Two-wheeler company Kinetic Motor Co. Ltd is in talks with a private equity fund and other automobile makers, in addition to Mahindra and Mahindra Ltd, to raise about Rs150 crore and try revive its flagging fortunes.
The Firodia family, which owns the company, is not averse to becoming junior partners and hold a minimum of 26% stake as they want to focus on their auto components business, said a person intimately familiar with the situation. The Pune-based family holds nearly 55% of Kinetic Motor through personal holdings and group firms. Of this, 43% is owned by auto parts maker Kinetic Engineering Ltd.
Kinetic’s spokesperson declined to comment.

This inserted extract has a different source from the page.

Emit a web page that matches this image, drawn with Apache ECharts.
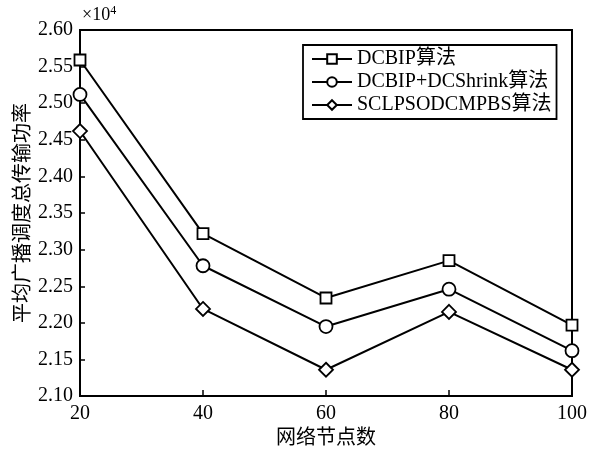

In the past three years, Kinetic has raised Rs52 crore through preferential share placements to Taiwanese scooter maker Sanyang Industry Co. Ltd and the Reliance-Anil Dhirubhai Ambani Group, and an undisclosed amount from Citicorp Financial India Ltd through convertible debentures. It also tied up with foreign two-wheeler makers Italjet Moto SpA and Sanyang to introduce new products. But its market share remains at less than 1%, and it has posted losses for 19 straight quarters.
“Kinetic Motor is sub-scale in this market and needs to boost volumes,” said this same person, who didn’t want to be identified. The company’s promoters are “looking for someone with financial muscle to help revive the business”.
The Firodias recently hived off the auto parts business to Kinetic Engineering and other group companies, and moved the two-wheeler business to Kinetic Motor. They signed several alliances for auto electrical parts and started a design services business, and plan to make gearboxes for the Tata Nano, the Rs1 lakh car by Tata Motors Ltd.
“The future for the Kinetic group is in the auto parts business,” this person said. “Reviving the two-wheeler business will also help the auto parts business indirectly since Kinetic Motor is the largest customer of Kinetic Engineering.”